Most Introverts Apparently Want To Be Extroverts

Contributing Sex & Relationships Editor By Kelly Gonsalves
Contributing Sex & Relationships Editor
Kelly Gonsalves is a sex writer and editor. She received her journalism degree from Northwestern University, and her writings on sex, relationships, identity, and wellness have appeared at The Washington Post, Vice, Teen Vogue, Cosmopolitan, and elsewhere.

Photo by Clique Images

Introversion is having a moment. While in the past we introverts were forced to keep up the constant facade of enjoying social gathering after social gathering, today’s long-needed embrace of the principles of self-care and wellness has finally allowed us introverts to proudly own our identities, regularly pass on invitations to events we dread, and fully enjoy the sweet, sweet bliss of alone time without anybody’s judgment.

Yet for all the introvert pride emerging in recent years, the fact still remains: In many western cultures, it’s still an extrovert’s world. Case in point: A new study in the Journal of Happiness Studies polled nearly 350 adults and found a whopping 96 percent of them view extroversion as the more “socially desirable” trait. About 54 percent said they wanted to be more extroverted than they were, and 82 percent said they felt they needed to display extroverted traits more than introverted traits in their daily lives.

Those numbers suggest introverts might not be as open about their identities after all. Apparently there’s a difference between what we need and what we want: Introverts may need alone time for various personal reasons, but it’s possible they want it only because they feel they need it. (Other recent research actually suggests they may not even enjoy that alone time as much as we think they do.) What introverts want, according to these findings, is just to be more extroverted.

Now if you’re an introvert, you’re either going to react to these findings with “oh hell no” or with “well… yeah.” Regardless of how it makes you feel or whether you agree with its results, the point of the study isn’t to further prove extroversion is the best thing since sliced bread. The takeaway here should simply be to recognize how our environment might be influencing how authentically we’re able to express ourselves and how accepting we are of our own personality.

“Introverts living under the Extrovert Ideal are like women in a man’s world, discounted because of a trait that goes to the core of who they are,” writes Susan Cain, author of Quiet: The Power Of Introverts in a World That Can’t Stop Talking. “Extroversion is an enormously appealing personality style, but we’ve turned it into an oppressive standard to which most of us feel we must conform.”

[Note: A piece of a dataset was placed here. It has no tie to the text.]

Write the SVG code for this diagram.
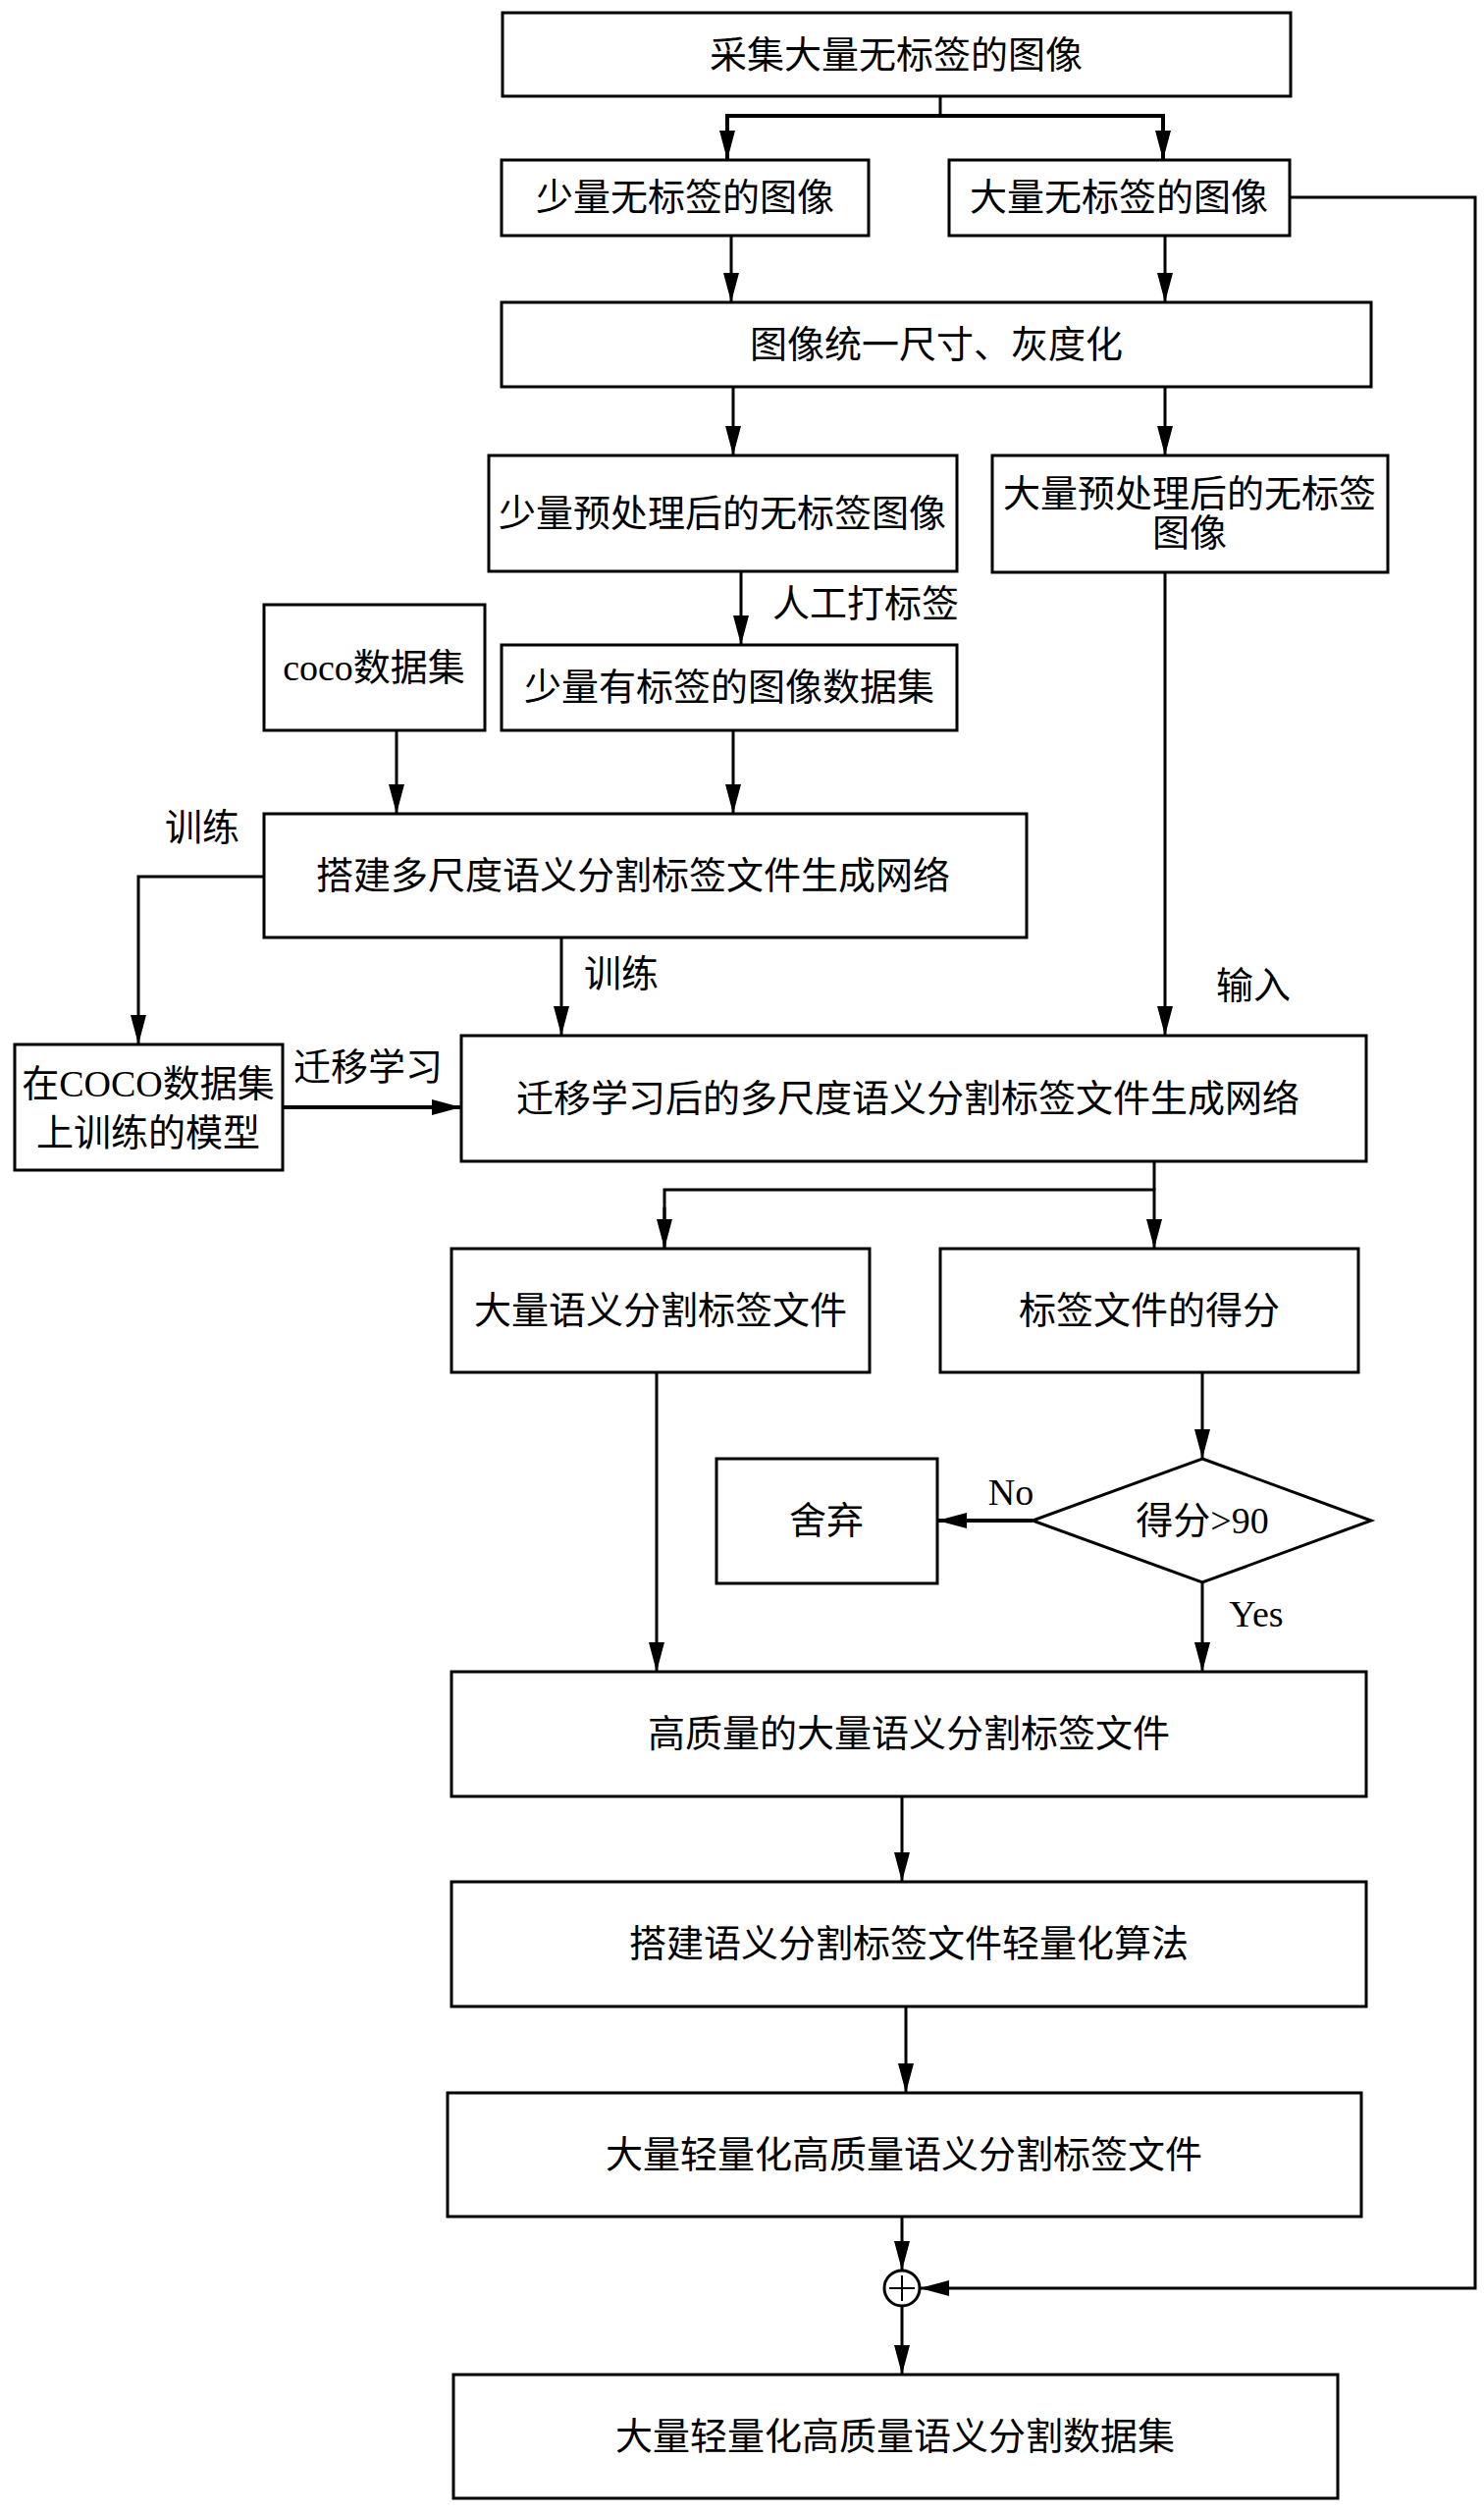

One final finding of the study was that how authentically an introvert is able to present themselves in their daily lives affects their well-being, and that connection is mediated by how much they believe extroversion is the superior personality trait. In other words, it’s important for introverts to see the value in their identity in order to live it with authenticity and find joy.

Our current culture might grant more social and economic benefits to people who are more bold and outgoing, and perhaps it’s worth embodying those more bold and assertive traits in certain situations to access those benefits—but that doesn’t mean there’s anything inherently better about being extroverted as opposed to being introverted. Introverts contribute a different set goods to society, such as introspection, empathy, and vulnerability—all qualities that aren’t really rewarded in the workplace or elsewhere in society outside of interpersonal relationships. But that doesn’t make them any less valuable.

"We make a grave mistake to embrace the Extrovert Ideal so unthinkingly," Cain writes. "Some of our greatest ideas, art, and inventions—from the theory of evolution to van Gogh’s sunflowers to the personal computer—came from quiet and cerebral people who knew how to tune in to their inner worlds and the treasures to be found there."